Volunteers will also mail in saliva samples so researchers can examine biological markers such as chemical on-off switches called methyl groups that are attached to DNA. Some studies have suggested that stress-induced DNA methylation can shut off tumor suppressor genes.
Stress might stem from one’s physical environment or structural factors such as discrimination—all of which have been shown to contribute to cancer incidence, says epidemiologist Scarlett Lin Gomez, co-principal investigator of the UCSF study and director of the Greater Bay Area Cancer Registry. Stress is also associated with some established risk factors for cancer such as alcohol and tobacco use. The research team also wants to capture social and psychological stressors such as navigating the immigration process or experiencing structural racism.

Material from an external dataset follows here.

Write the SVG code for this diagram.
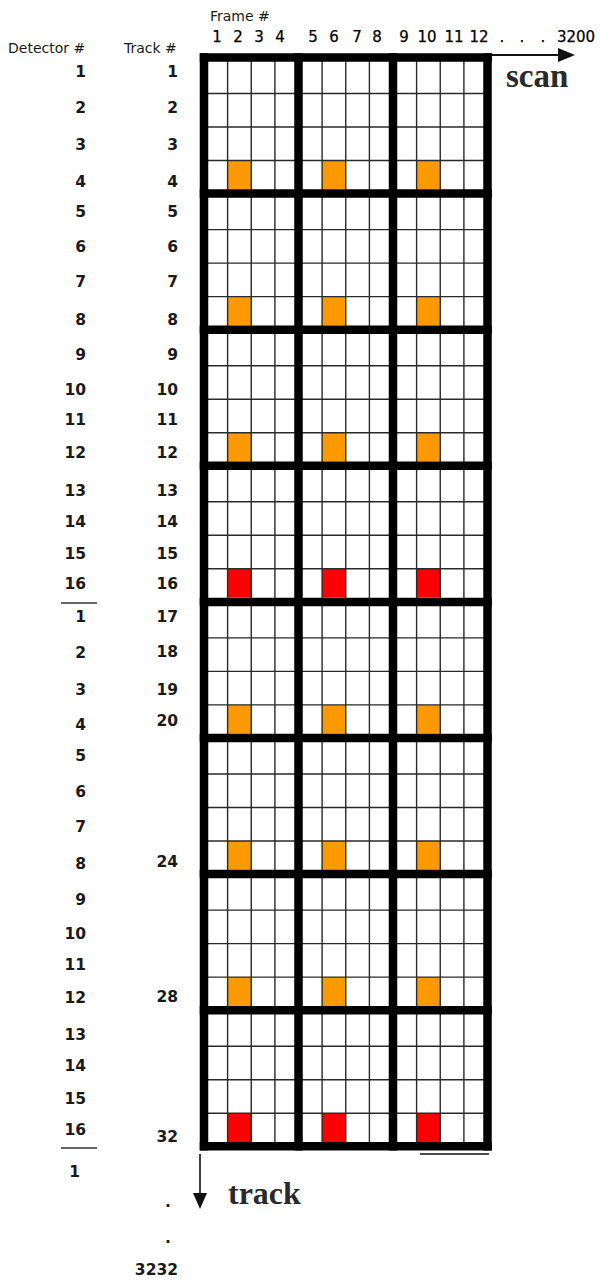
<svg xmlns="http://www.w3.org/2000/svg" width="600" height="1280" viewBox="0 0 600 1280">
<style>
.hd{font-family:"DejaVu Sans","Liberation Sans",sans-serif;font-size:14px;fill:#1a1a1a}
.fn{font-family:"DejaVu Sans","Liberation Sans",sans-serif;font-size:15px;fill:#000;text-anchor:middle;stroke:#000;stroke-width:0.25}
.dn{font-family:"DejaVu Sans","Liberation Sans",sans-serif;font-size:15.5px;font-weight:bold;fill:#1a1a1a;text-anchor:end}
.big{font-family:"Liberation Serif","Times New Roman",serif;font-weight:bold;fill:#2a2a2a}
.thin{stroke:#2a2a2a;stroke-width:1.4;fill:none}
.thick{stroke:#000;stroke-width:8.5;fill:none}
.o{fill:#FF9900}
.r{fill:#FF0000}
.sep{stroke:#333;stroke-width:1.3}
</style>
<rect width="600" height="1280" fill="#fff"/>

<g id="headers">
<text class="hd" x="210" y="21">Frame #</text>
<text class="hd" x="8" y="53">Detector #</text>
<text class="hd" x="124" y="53">Track #</text>
</g>

<g id="frame-numbers">
<text class="fn" x="217" y="42">1</text>
<text class="fn" x="238" y="42">2</text>
<text class="fn" x="259" y="42">3</text>
<text class="fn" x="280" y="42">4</text>
<text class="fn" x="313" y="42">5</text>
<text class="fn" x="334" y="42">6</text>
<text class="fn" x="357" y="42">7</text>
<text class="fn" x="377" y="42">8</text>
<text class="fn" x="404" y="42">9</text>
<text class="fn" x="427" y="42">10</text>
<text class="fn" x="454" y="42">11</text>
<text class="fn" x="479" y="42">12</text>
<text class="fn" x="502" y="42">.</text>
<text class="fn" x="522" y="42">.</text>
<text class="fn" x="543" y="42">.</text>
<text class="fn" x="576" y="42">3200</text>
</g>

<g id="detector-numbers">
<text class="dn" x="86" y="77">1</text>
<text class="dn" x="86" y="113">2</text>
<text class="dn" x="86" y="150">3</text>
<text class="dn" x="86" y="187">4</text>
<text class="dn" x="86" y="217">5</text>
<text class="dn" x="86" y="252">6</text>
<text class="dn" x="86" y="287">7</text>
<text class="dn" x="86" y="325">8</text>
<text class="dn" x="86" y="360">9</text>
<text class="dn" x="86" y="395">10</text>
<text class="dn" x="86" y="425">11</text>
<text class="dn" x="86" y="458">12</text>
<text class="dn" x="86" y="496">13</text>
<text class="dn" x="86" y="527">14</text>
<text class="dn" x="86" y="559">15</text>
<text class="dn" x="86" y="589">16</text>
<text class="dn" x="86" y="622">1</text>
<text class="dn" x="86" y="658">2</text>
<text class="dn" x="86" y="695">3</text>
<text class="dn" x="86" y="730">4</text>
<text class="dn" x="86" y="761">5</text>
<text class="dn" x="86" y="797">6</text>
<text class="dn" x="86" y="832">7</text>
<text class="dn" x="86" y="869">8</text>
<text class="dn" x="86" y="905">9</text>
<text class="dn" x="86" y="939">10</text>
<text class="dn" x="86" y="970">11</text>
<text class="dn" x="86" y="1003">12</text>
<text class="dn" x="86" y="1040">13</text>
<text class="dn" x="86" y="1071">14</text>
<text class="dn" x="86" y="1104">15</text>
<text class="dn" x="86" y="1135">16</text>
<text class="dn" x="80" y="1177">1</text>
<line class="sep" x1="61" y1="603" x2="97" y2="603"/>
<line class="sep" x1="61" y1="1148" x2="97" y2="1148"/>
</g>

<g id="track-numbers">
<text class="dn" x="178" y="77">1</text>
<text class="dn" x="178" y="113">2</text>
<text class="dn" x="178" y="150">3</text>
<text class="dn" x="178" y="187">4</text>
<text class="dn" x="178" y="217">5</text>
<text class="dn" x="178" y="252">6</text>
<text class="dn" x="178" y="287">7</text>
<text class="dn" x="178" y="325">8</text>
<text class="dn" x="178" y="360">9</text>
<text class="dn" x="178" y="395">10</text>
<text class="dn" x="178" y="425">11</text>
<text class="dn" x="178" y="458">12</text>
<text class="dn" x="178" y="496">13</text>
<text class="dn" x="178" y="527">14</text>
<text class="dn" x="178" y="559">15</text>
<text class="dn" x="178" y="589">16</text>
<text class="dn" x="178" y="622">17</text>
<text class="dn" x="178" y="657">18</text>
<text class="dn" x="178" y="695">19</text>
<text class="dn" x="178" y="726">20</text>
<text class="dn" x="178" y="867">24</text>
<text class="dn" x="178" y="1002">28</text>
<text class="dn" x="178" y="1142">32</text>
<text class="dn" x="171" y="1207">.</text>
<text class="dn" x="171" y="1243">.</text>
<text class="dn" x="178" y="1275">3232</text>
</g>

<g id="cells">
<rect class="o" x="227.6" y="160.5" width="23.65" height="28.85"/>
<rect class="o" x="322.1" y="160.5" width="23.65" height="28.85"/>
<rect class="o" x="416.6" y="160.5" width="23.65" height="28.85"/>
<rect class="o" x="227.6" y="296.6" width="23.65" height="28.85"/>
<rect class="o" x="322.1" y="296.6" width="23.65" height="28.85"/>
<rect class="o" x="416.6" y="296.6" width="23.65" height="28.85"/>
<rect class="o" x="227.6" y="432.7" width="23.65" height="28.85"/>
<rect class="o" x="322.1" y="432.7" width="23.65" height="28.85"/>
<rect class="o" x="416.6" y="432.7" width="23.65" height="28.85"/>
<rect class="r" x="227.6" y="568.8" width="23.65" height="28.85"/>
<rect class="r" x="322.1" y="568.8" width="23.65" height="28.85"/>
<rect class="r" x="416.6" y="568.8" width="23.65" height="28.85"/>
<rect class="o" x="227.6" y="704.9" width="23.65" height="28.85"/>
<rect class="o" x="322.1" y="704.9" width="23.65" height="28.85"/>
<rect class="o" x="416.6" y="704.9" width="23.65" height="28.85"/>
<rect class="o" x="227.6" y="841" width="23.65" height="28.85"/>
<rect class="o" x="322.1" y="841" width="23.65" height="28.85"/>
<rect class="o" x="416.6" y="841" width="23.65" height="28.85"/>
<rect class="o" x="227.6" y="977.1" width="23.65" height="28.85"/>
<rect class="o" x="322.1" y="977.1" width="23.65" height="28.85"/>
<rect class="o" x="416.6" y="977.1" width="23.65" height="28.85"/>
<rect class="r" x="227.6" y="1113.2" width="23.65" height="28.85"/>
<rect class="r" x="322.1" y="1113.2" width="23.65" height="28.85"/>
<rect class="r" x="416.6" y="1113.2" width="23.65" height="28.85"/>
</g>

<g id="grid-thin" class="thin">
<path d="M227.6 57.5V1146.3M251.25 57.5V1146.3M274.9 57.5V1146.3M322.1 57.5V1146.3M345.75 57.5V1146.3M369.4 57.5V1146.3M416.6 57.5V1146.3M440.25 57.5V1146.3M463.9 57.5V1146.3"/>
<path d="M204 93.5H487.5M204 127H487.5M204 160.5H487.5M204 229.6H487.5M204 263.1H487.5M204 296.6H487.5M204 365.7H487.5M204 399.2H487.5M204 432.7H487.5M204 501.8H487.5M204 535.3H487.5M204 568.8H487.5M204 637.9H487.5M204 671.4H487.5M204 704.9H487.5M204 774H487.5M204 807.5H487.5M204 841H487.5M204 910.1H487.5M204 943.6H487.5M204 977.1H487.5M204 1046.2H487.5M204 1079.7H487.5M204 1113.2H487.5"/>
</g>

<g id="grid-thick" class="thick">
<path d="M204 53.25V1150.55M298.5 53.25V1150.55M393 53.25V1150.55M487.5 53.25V1150.55"/>
<path d="M199.75 57.5H491.75M199.75 193.6H491.75M199.75 329.7H491.75M199.75 465.8H491.75M199.75 601.9H491.75M199.75 738H491.75M199.75 874.1H491.75M199.75 1010.2H491.75M199.75 1146.3H491.75"/>
</g>

<g id="connectors">
<line x1="491" y1="55" x2="560" y2="55" stroke="#111" stroke-width="2"/>
<polygon points="558,48 575,55 558,62" fill="#111"/>
<line x1="200" y1="1154" x2="200" y2="1195" stroke="#111" stroke-width="1.6"/>
<polygon points="193,1193 207,1193 200,1209" fill="#111"/>
<line x1="420" y1="1154" x2="489" y2="1154" stroke="#111" stroke-width="1.3"/>
</g>

<g id="axis-labels">
<text class="big" x="506" y="87" font-size="33">scan</text>
<text class="big" x="228" y="1204" font-size="32">track</text>
</g>
</svg>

“Given the recent climate of anti-Asian discrimination that we witnessed during the COVID pandemic, I think it’s important to look at these unique social, cultural experiences,” says David Zhu, a second-year medical student at Virginia Commonwealth University who researches Asian American health disparities and isn’t involved in the study. Stress has been studied at the cancer screening and treatment levels, but its role in causing cancer is less understood, Zhu says.
To recruit participants, UCSF researchers will collaborate with 20 academic institutions across the United States, dozens of community organizations like local churches, and health policy organizations focused on Asian Americans. For example, behavioral health scientist Grace Ma, director of the Center for Asian Health at Temple University, aims to recruit 7000 participants on the East Coast through her center’s existing network of Asian American–specific community organizations and political groups.
Ma’s team, which will accommodate different technology needs or languages, says it might be challenging to communicate the long-term importance to participants, given they won’t see any direct benefits. The plan, Ma says, is to continuously report findings back to the community to build trust. The data will also be available to other researchers for further study.
The findings could lead to prevention strategies for specific groups, says Edward Christopher Dee, a radiation oncology resident at the Memorial Sloan Ketterling Cancer Center who isn’t involved in the study. “Such work could lead to increased awareness amongst Asian Americans themselves regarding their own cancer risk,” Dee says.
Awareness is paramount because cancer doesn’t discriminate, Shariff-Marco says. “I’m just so excited to get this off the ground and get this to our communities,” she says. “That’s going to put us in a position to start answering research questions that up until now, we just haven’t been able to do.”